“Almost all the coal plants — along with large, frequently used gas-fired power plants — would have to cut or capture nearly all their carbon dioxide emissions by 2038, the EPA said. Plants that cannot meet the new standards would be forced to retire.”
The proposed regulation will be challenged. Article includes summary of previous laws and court decisions.
I saw a video where these climate change experts were being questioned by a government committee. One committee member asked each one of them what the atmosphere’s content of CO2 was and they all answered 5 to 7%. Then he told them it was .04% and they all looked like fools talking about how much CO2 is in the atmosphere and they don’t even know…doc
Not that I doubt your story, but do you have a link?
Then they clearly weren’t “experts”. Anyone can get that number from Google. It seems unlikely that “an expert” would be off by a factor of 1000% to 1500%.
The EPA is doing their job with regulating CO2. I agree with the proposed EPA regulations. We have had enough of the dirty coal. They do noot have a prayer to be able to eliminate CO2 emissions. We have the capability to build alternative non-carbon sources of power generation to replace all coal and natural gas power plants by 2038.
For years gas was manufactured for gas lighting by heating red hot and blowing steam through it. The gas was a mix of carbon monoxide and hydrogen. We know how to convert the carbon monoxide to hydrogen by reaction with more steam.
Coal gasification with carbon scrubbing may be practical but requires investment. Coal owners are likely to price where ever needed to make it practical.
Carbon scrubbing has a very slim chance of becoming practical even with many millions of dollars in investment. It is too large and complex to be economic. Where does the industry stand and will they be ready with an economic process by 2038?
By burning coal with air, you dilute the gas stream with copious amounts of nitrogen. Burning with oxygen should give almost pure carbon dioxide as the combustion product. Carbon capture then becomes relatively easy.

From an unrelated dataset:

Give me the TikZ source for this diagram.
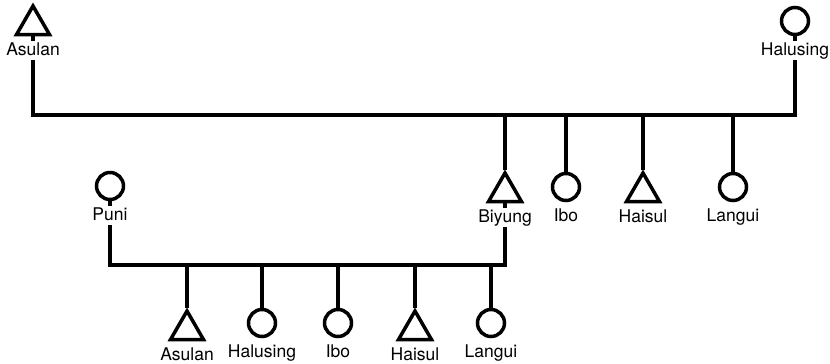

Most carbon capture (as for ammonia synthesis) uses capture in liquid amines and then regeneration by heating. Regeneration takes much energy.
Separating steam from the clean gas stream should not be difficult.
Air Products and Linde routinely build air separation plants to supply major oxygen customers. Especially for basic oxygen steel mills.
I don’t know that oxygen fired power plants has been tried. But it is an obvious experiment. I’d be surprised if it has not been done. The industry does have research capability.
But fossil fuel industry allies in both Congress and the states are ready to push back, using essentially the same argument they have used for years: the technology is not ready. They have the advantage of a Supreme Court dominated by Republican-appointed justices who favor limiting the historical role of regulatory agencies like the Environmental Protection Agency.
Clearly cognizant of these challenges, the Biden EPA produced a highly customized set of rules designed to give the power industry both time and options for cutting their greenhouse gas emissions. Large categories of coal and natural gas power plants—those that are going to close soon, or are small, or only run intermittently—will not face new requirements at all. And clean-up of the electricity sector will rely on two technologies—carbon capture and storage, or CCS, and clean hydrogen—that are receiving billions of dollars of federal subsidies approved by Congress over the past two years.
Moreover, no fossil fuel plant will be forced to install those technologies before 2030. Large natural gas plants have until 2035 or 2038 to equip themselves with carbon capture and other technology to cut emissions 90 percent. That suggests the U.S. won’t make it to Biden’s goal of 100 percent carbon-free electricity by 2035 on this rule alone, even if it survives all of the challenges that the industry and states are preparing to launch.